One tactic I see sometimes (and my family used) is to advertise a sale as a moving sale instead of a yard or garage sale, in order to get better prices. Advertising a moving sale can allow you to get better prices for your highest-end stuff, like furniture or nice electronics or perhaps name-brand clothes in nice condition. But things like used toys and VHS tapes sell for about the same price no matter what you call the sale.

Some people post phone numbers in the ad. Unless the ad runs the same day as the sale, this is a mistake. It’s just asking people to call you and want to see your stuff early. I admit I’ve done it myself. There have been a couple of times that I couldn’t find a sale, the ad had a number, and I called for directions and ended up buying a lot of stuff. But if you don’t want people calling you all hours of the day in advance, it’s probably not worth it. Putting a nearby landmark in your ad is just as effective and saves you the phone calls.
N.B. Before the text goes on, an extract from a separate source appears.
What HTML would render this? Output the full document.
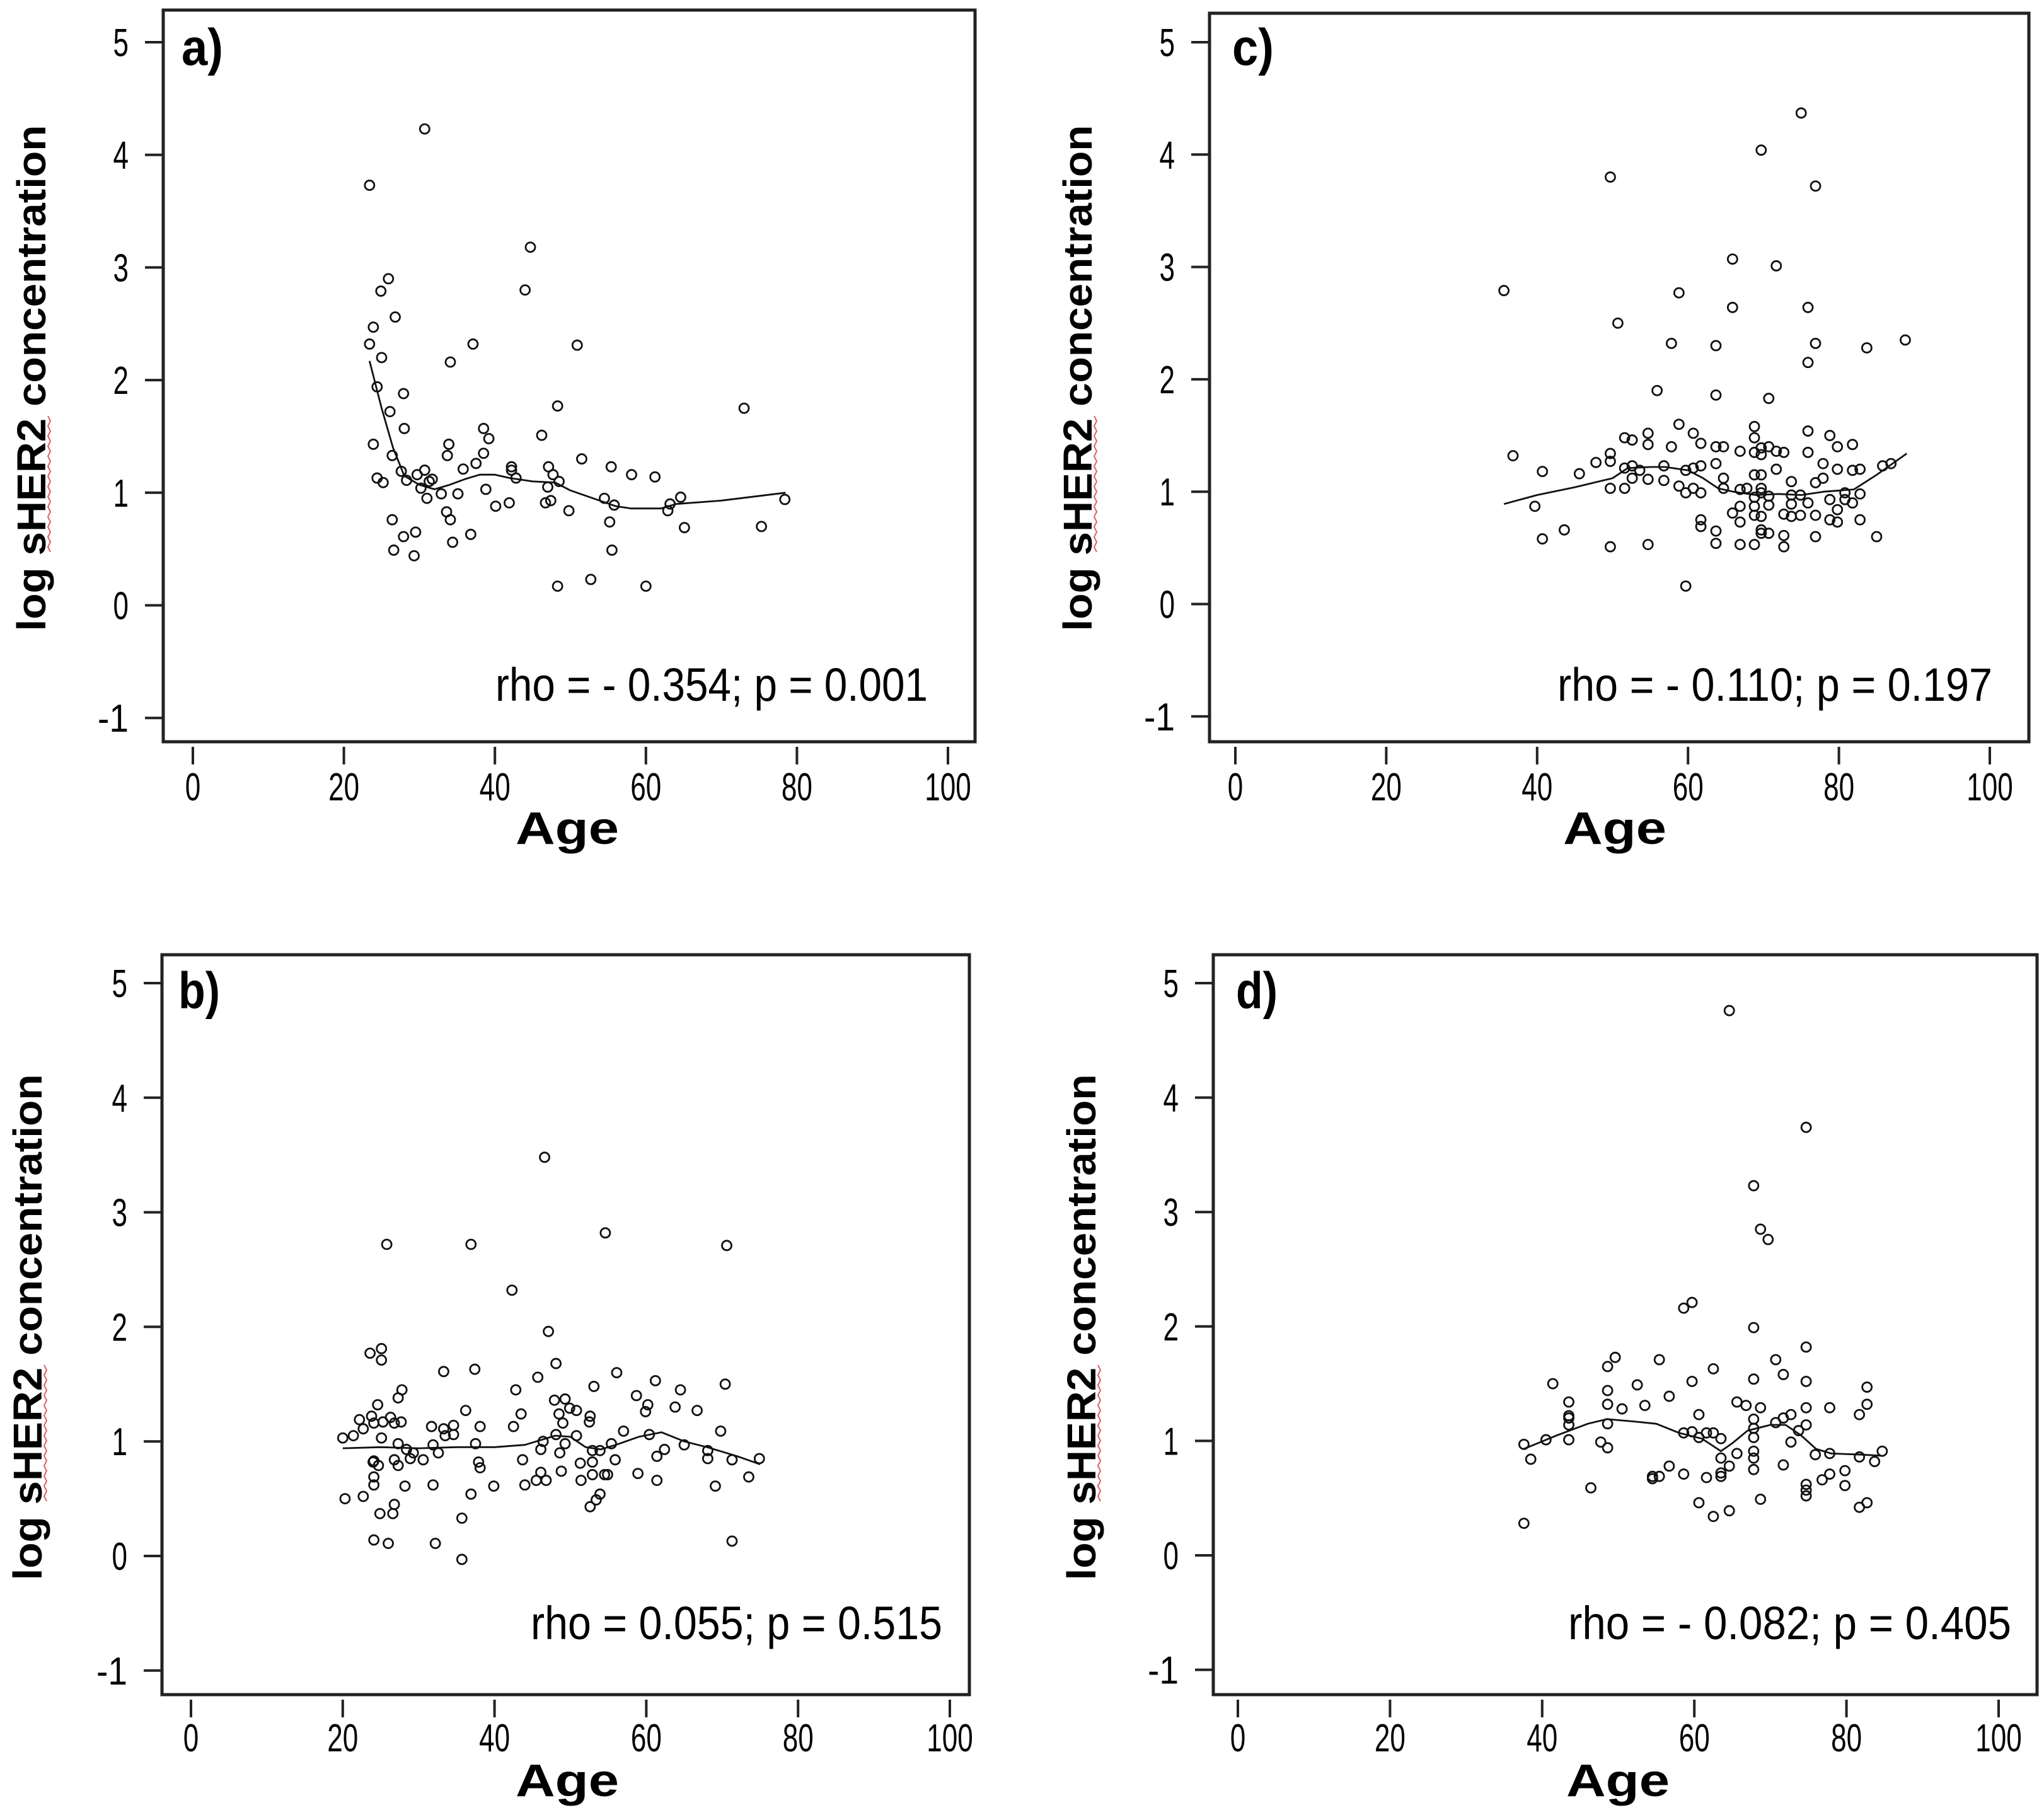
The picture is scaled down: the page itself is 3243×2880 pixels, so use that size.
<!DOCTYPE html>
<html><head><meta charset="utf-8">
<style>
html,body{margin:0;padding:0;background:#fff;}
svg{display:block;}
text{font-family:"Liberation Sans",sans-serif;fill:#000;}
</style></head>
<body>
<svg id="fig" width="3243" height="2880" viewBox="0 0 3243 2880" xmlns="http://www.w3.org/2000/svg"></svg>
<script>
// ---------- data ----------
const xTicks = [0, 20, 40, 60, 80, 100];
const yTicks = [-1, 0, 1, 2, 3, 4, 5];
const panelLabels = ["a)", "b)", "c)", "d)"];
const statLabels = ["rho = - 0.354; p = 0.001", "rho = 0.055; p = 0.515", "rho = - 0.110; p = 0.197", "rho = - 0.082; p = 0.405"];

const aAge = [23.4,30.7,25.9,24.9,23.9,26.8,23.4,25.0,24.4,27.9,26.1,28.0,23.9,26.4,24.4,25.2,27.6,28.3,29.7,30.7,31.3,31.7,30.2,31.0,32.9,33.7,33.9,34.1,37.1,35.1,35.8,37.5,38.5,39.2,38.5,38.8,40.1,41.9,42.2,42.2,42.8,33.6,34.1,34.4,36.8,26.4,26.6,27.9,29.5,29.3,44.0,44.7,50.9,48.3,46.2,47.1,47.7,48.5,47.0,46.7,47.4,49.8,48.3,51.5,52.7,54.5,55.8,55.4,55.2,55.5,58.1,60.0,61.2,62.9,63.2,64.6,65.1,73.0,75.3,78.4];
const aVal = [3.73,4.23,2.90,2.79,2.47,2.56,2.32,2.20,1.94,1.88,1.72,1.57,1.43,1.33,1.13,1.09,1.19,1.11,1.16,1.20,1.10,1.12,1.04,0.95,0.99,1.33,1.43,2.16,2.32,0.99,1.21,1.26,1.57,1.48,1.35,1.03,0.88,0.91,1.23,1.20,1.13,0.83,0.76,0.56,0.63,0.76,0.49,0.61,0.65,0.44,2.80,3.18,2.31,1.77,1.51,1.23,1.16,1.10,1.05,0.91,0.93,0.84,0.17,1.30,0.23,0.95,0.89,1.23,0.74,0.49,1.16,0.17,1.14,0.84,0.90,0.96,0.69,1.75,0.70,0.94];
const aFitAge = [23.4,25,26.5,28,30,32,34,36,38,40,42,45,48,50,53,56,58,62,64,70,78.5];
const aFitVal = [2.17,1.75,1.4,1.15,1.07,1.03,1.07,1.12,1.16,1.16,1.13,1.10,1.09,1.02,0.95,0.88,0.86,0.86,0.90,0.93,1.00];

const bAge = [46.6,25.8,36.9,54.6,70.6,42.3,47.1,23.6,25.1,25.1,33.3,37.4,48.1,56.1,45.7,42.8,53.1,61.2,64.5,70.4,27.8,27.3,24.6,58.7,60.2,59.9,63.8,66.7,47.9,49.3,49.9,50.8,48.5,52.6,52.5,49.0,43.5,42.5,36.2,38.1,34.6,33.3,31.7,33.5,34.6,22.2,23.8,22.7,24.1,25.3,26.3,26.8,27.7,20.0,21.4,25.1,27.3,28.4,29.3,28.9,30.6,31.9,32.6,37.5,24.0,24.1,24.7,26.8,27.3,24.1,24.1,28.2,31.9,37.9,38.1,39.9,36.9,43.7,44.0,45.5,46.1,46.8,46.1,46.4,48.6,49.3,48.1,50.8,48.8,51.3,51.4,52.9,52.9,52.9,53.9,54.5,54.9,55.4,55.9,53.9,53.4,52.6,57.0,58.9,60.4,61.4,62.4,61.4,65.0,68.1,68.1,69.8,69.1,71.3,73.5,74.9,20.3,22.7,24.9,26.6,26.8,24.1,26.0,32.2,35.7,35.7,71.3];
const bVal = [3.48,2.72,2.72,2.82,2.71,2.32,1.96,1.77,1.81,1.71,1.61,1.63,1.68,1.60,1.56,1.45,1.48,1.53,1.45,1.50,1.45,1.38,1.32,1.40,1.32,1.26,1.30,1.27,1.36,1.37,1.29,1.27,1.24,1.22,1.17,1.16,1.24,1.13,1.27,1.13,1.14,1.11,1.13,1.05,1.06,1.19,1.22,1.11,1.16,1.17,1.21,1.16,1.17,1.03,1.05,1.03,0.98,0.93,0.90,0.85,0.84,0.97,0.90,0.98,0.82,0.83,0.79,0.84,0.79,0.69,0.62,0.61,0.62,0.82,0.77,0.61,0.54,0.84,0.62,0.66,0.73,0.66,0.93,1.00,0.90,0.98,1.06,1.05,0.74,0.81,0.66,0.92,0.82,0.71,0.92,0.71,0.71,0.98,0.84,0.54,0.49,0.43,1.09,0.72,1.06,0.87,0.93,0.66,0.97,0.92,0.85,1.09,0.61,0.84,0.69,0.85,0.50,0.52,0.37,0.37,0.45,0.14,0.11,0.11,0.33,-0.03,0.13];
const bFitAge = [20,25,30,35,40,44,48,50,52,54,56,59,62,65,68,72,75];
const bFitVal = [0.94,0.95,0.94,0.95,0.95,0.97,1.05,1.04,0.95,0.93,0.97,1.04,1.08,1.00,0.95,0.87,0.80];

const cAge = [75.0,69.7,49.7,76.9,65.9,71.7,35.6,58.8,65.9,75.9,50.7,57.8,63.7,76.9,83.7,88.8,75.9,55.9,63.7,70.7,36.8,40.7,39.7,40.7,43.6,45.6,47.8,49.7,49.7,49.7,49.7,51.6,52.6,51.6,51.6,52.6,52.6,53.6,54.7,54.7,54.7,54.7,56.8,56.8,57.8,58.8,58.8,59.7,59.7,59.7,60.7,60.7,60.7,61.7,61.7,61.7,61.7,61.7,63.7,64.7,63.7,64.7,64.7,63.7,63.7,65.9,66.9,66.9,66.9,66.9,66.9,67.8,68.8,68.8,68.8,68.8,68.8,68.8,68.8,68.8,69.7,69.7,69.7,69.7,69.7,69.7,69.7,69.7,70.7,70.7,70.7,70.7,71.7,71.7,72.7,72.7,72.7,72.7,73.7,73.7,73.7,73.7,74.9,74.9,75.9,75.9,75.9,76.9,76.9,76.9,77.9,77.9,78.8,78.8,78.8,79.8,79.8,79.8,79.8,80.8,80.8,81.8,81.8,81.8,82.8,82.8,82.8,85.0,85.8,86.9];
const cVal = [4.37,4.04,3.80,3.72,3.07,3.01,2.79,2.77,2.64,2.64,2.50,2.32,2.30,2.32,2.28,2.35,2.15,1.90,1.86,1.83,1.32,1.18,0.87,0.58,0.66,1.16,1.26,1.34,1.27,1.03,0.51,1.48,1.46,1.03,1.21,1.23,1.12,1.19,1.52,1.42,1.11,0.53,1.23,1.10,1.40,1.60,1.05,1.19,0.99,0.16,1.52,1.21,1.03,1.43,1.23,0.99,0.75,0.69,1.40,1.40,1.25,1.12,1.03,0.65,0.54,0.81,1.36,1.02,0.87,0.73,0.53,1.03,1.58,1.48,1.35,1.15,0.95,0.87,0.79,0.53,1.39,1.33,1.15,1.03,0.99,0.78,0.66,0.63,1.40,0.96,0.88,0.63,1.36,1.20,1.35,0.80,0.61,0.51,1.09,0.97,0.89,0.78,0.97,0.79,1.54,1.35,0.90,1.08,0.79,0.60,1.25,1.12,1.50,0.93,0.75,1.40,1.20,0.84,0.73,0.99,0.93,1.42,1.19,0.90,1.20,0.98,0.75,0.60,1.23,1.25];
const cFitAge = [35.6,40,45,50,52,55,57,60,62,64,66,69,72,75,78,82,85,89];
const cFitVal = [0.89,0.97,1.04,1.12,1.21,1.22,1.22,1.19,1.12,1.03,1.00,0.97,0.98,0.97,1.00,1.02,1.15,1.34];

const dAge = [37.6,37.6,38.5,40.5,41.4,43.5,43.5,43.5,43.5,43.5,46.4,47.7,48.6,48.6,48.6,48.6,48.6,49.6,50.5,52.5,53.5,54.5,54.5,55.4,55.4,56.7,56.7,58.6,59.7,58.6,59.7,59.7,58.6,60.6,60.6,60.6,61.6,61.6,62.5,62.5,62.5,63.5,63.5,63.5,63.5,64.6,64.6,64.6,65.6,65.6,66.8,67.8,67.8,67.8,67.8,67.8,67.8,67.8,67.8,67.8,68.7,69.7,68.7,68.7,70.7,70.7,71.7,71.7,71.7,72.7,72.7,73.7,74.7,74.7,74.7,74.7,74.7,74.7,74.7,74.7,75.9,76.8,77.8,77.8,77.8,79.8,79.8,81.7,81.7,81.7,82.7,82.7,82.7,83.7,84.7];
const dVal = [0.97,0.28,0.84,1.01,1.50,1.34,1.22,1.20,1.14,1.01,0.59,0.99,0.94,1.15,1.32,1.44,1.65,1.73,1.28,1.49,1.31,0.67,0.69,0.69,1.71,0.78,1.39,2.16,2.21,1.07,1.08,1.52,0.71,1.23,1.03,0.46,0.68,1.07,1.07,1.63,0.34,1.02,0.85,0.72,0.69,4.76,0.78,0.39,1.34,0.89,1.31,3.23,1.99,1.54,1.19,1.11,1.03,0.91,0.85,0.75,2.85,2.76,1.29,0.49,1.71,1.16,1.58,1.20,0.79,1.23,0.99,1.09,3.74,1.82,1.52,1.29,1.14,0.62,0.57,0.52,0.88,0.66,1.29,0.89,0.71,0.74,0.61,1.23,0.86,0.42,1.47,1.32,0.46,0.82,0.91];
const dFitAge = [37.6,42,46,48.5,52,55,58,61,63.5,65,67,70,72,74,76,78,82,84.7];
const dFitVal = [0.93,1.05,1.15,1.19,1.17,1.15,1.07,1.02,0.91,0.98,1.09,1.14,1.14,1.05,0.93,0.89,0.88,0.87];

// ---------- layout ----------
const NS = "http://www.w3.org/2000/svg";
const svg = document.getElementById("fig");
function mk(tag, attrs, parent) {
  const e = document.createElementNS(NS, tag);
  for (const k in attrs) e.setAttribute(k, attrs[k]);
  (parent || svg).appendChild(e);
  return e;
}
const panels = [
  {key:"a", label:panelLabels[0], stat:statLabels[0], age:aAge, val:aVal, fa:aFitAge, fv:aFitVal,
   box:[259,16,1547,1177], x0:306, x100:1504, y5:67, yUnit:178.7, tickLabY:1270, ageY:1339, ageX:900,
   titleX:72, titleY:600, statR:1472, statW:686, statY:1112, labX:288, labY:103},
  {key:"b", label:panelLabels[1], stat:statLabels[1], age:bAge, val:bVal, fa:bFitAge, fv:bFitVal,
   box:[257,1515,1538,2689], x0:303, x100:1507, y5:1560, yUnit:181.8, tickLabY:2779, ageY:2850, ageX:900,
   titleX:66, titleY:2106, statR:1495, statW:653, statY:2601, labX:283, labY:1600},
  {key:"c", label:panelLabels[2], stat:statLabels[2], age:cAge, val:cVal, fa:cFitAge, fv:cFitVal,
   box:[1919,21,3219,1177], x0:1960, x100:3157, y5:67, yUnit:178.3, tickLabY:1270, ageY:1339, ageX:2562,
   titleX:1732, titleY:600, statR:3161, statW:690, statY:1112, labX:1955, labY:103},
  {key:"d", label:panelLabels[3], stat:statLabels[3], age:dAge, val:dVal, fa:dFitAge, fv:dFitVal,
   box:[1925,1515,3232,2689], x0:1964, x100:3171, y5:1560, yUnit:181.6, tickLabY:2779, ageY:2850, ageX:2567,
   titleX:1738, titleY:2106, statR:3191, statW:703, statY:2601, labX:1961, labY:1600}
];

panels.forEach(p => {
  const g = mk("g", {});
  
  
  const xs = v => p.x0 + (p.x100 - p.x0) * v / 100;
  const ys = v => p.y5 + (5 - v) * p.yUnit;
  const [L, T, R, B] = p.box;

  const frame = mk("rect", {x:L, y:T, width:R-L, height:B-T, fill:"none", stroke:"#222", "stroke-width":5}, g);
  
  

  xTicks.forEach(t => {
    const x = xs(t);
    const tk = mk("line", {x1:x, x2:x, y1:B+8, y2:B+36, stroke:"#222", "stroke-width":4}, g);
    
    
    const s = String(t);
    const lb = mk("text", {x:x, y:p.tickLabY, "text-anchor":"middle", "font-size":62, textLength:s.length*24.5, lengthAdjust:"spacingAndGlyphs"}, g);
    lb.textContent = s;
    
    
  });
  yTicks.forEach(t => {
    const y = ys(t);
    const tk = mk("line", {x1:L-29, x2:L, y1:y, y2:y, stroke:"#222", "stroke-width":4}, g);
    
    
    const s = String(t);
    const lb = mk("text", {x:L-55, y:y+22, "text-anchor":"end", "font-size":62, textLength:s.length*24.5, lengthAdjust:"spacingAndGlyphs"}, g);
    lb.textContent = s;
    
    
  });

  const xt = mk("text", {x:p.ageX, y:p.ageY, "text-anchor":"middle", "font-size":72, "font-weight":"bold", textLength:164, lengthAdjust:"spacingAndGlyphs"}, g);
  xt.textContent = "Age";
  
  
  const yt = mk("text", {x:0, y:0, "text-anchor":"middle", "font-size":64, "font-weight":"bold", textLength:803, lengthAdjust:"spacingAndGlyphs",
    transform:"translate(" + p.titleX + "," + p.titleY + ") rotate(-90)"}, g);
  yt.textContent = "log sHER2 concentration";
  
  
  let zz = "";
  const zs = p.titleY + 60, ze = p.titleY + 280;
  for (let i = 0, y = zs; y <= ze; i++, y += 8) zz += (p.titleX + 4 + (i % 2 ? 4 : 0)) + "," + y + " ";
  const sq = mk("polyline", {points:zz, fill:"none", stroke:"#e06060", "stroke-width":2}, g);
  
  

  const pl = mk("text", {x:p.labX, y:p.labY, "font-size":82, "font-weight":"bold", textLength:66, lengthAdjust:"spacingAndGlyphs"}, g);
  pl.textContent = p.label;
  
  

  const st = mk("text", {x:p.statR, y:p.statY, "text-anchor":"end", "font-size":74, textLength:p.statW, lengthAdjust:"spacingAndGlyphs"}, g);
  st.textContent = p.stat;
  
  

  p.age.forEach((a, i) => {
    const c = mk("circle", {cx:xs(a), cy:ys(p.val[i]), r:7.5, fill:"none", stroke:"#111", "stroke-width":2.8}, g);
    
    
  });

  const pts = p.fa.map((a, i) => xs(a).toFixed(1) + "," + ys(p.fv[i]).toFixed(1)).join(" ");
  const ln = mk("polyline", {points:pts, fill:"none", stroke:"#111", "stroke-width":2.8, "stroke-linejoin":"round"}, g);
  
  
});
</script>
</body></html>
Finally, I’ve seen people take out ads a week or two in advance of the sale. I don’t see the point. Most circuit regulars don’t plan beyond the upcoming Saturday. So placing an ad early just forces you to do a lot of explaining to disappointed people that the sale is next week. The best day to advertise is the Friday before. The day of the sale is often too late, as many people have already made their plans. An ad in Saturday’s newspaper can draw in people who change their plans on Saturday morning, or people who plan spontaneously. But if you’re paying for the ad, Friday is best. If you advertise on Craigslist, run your ad early in the week and refresh it closer to Friday.

Did you catch the mistake in the photo at the top? Arguably there are two, but one of them is worse than the other. Organizing the stuff into logical groups would help it to sell better. The toy cars, the tools, and the electronics ought to all be together, rather than making it look like someone dumped a box of random stuff onto the table.

But the bigger problem is no price tags. The box of miniature light bulbs in the upper right would easily sell for $10 online. Mark it at $3, and it will sell. Unmarked, don’t be surprised if someone offers 10 cents.

And those are my tips for running a garage sale. I hope they help you have a less frustrating, more successful sale.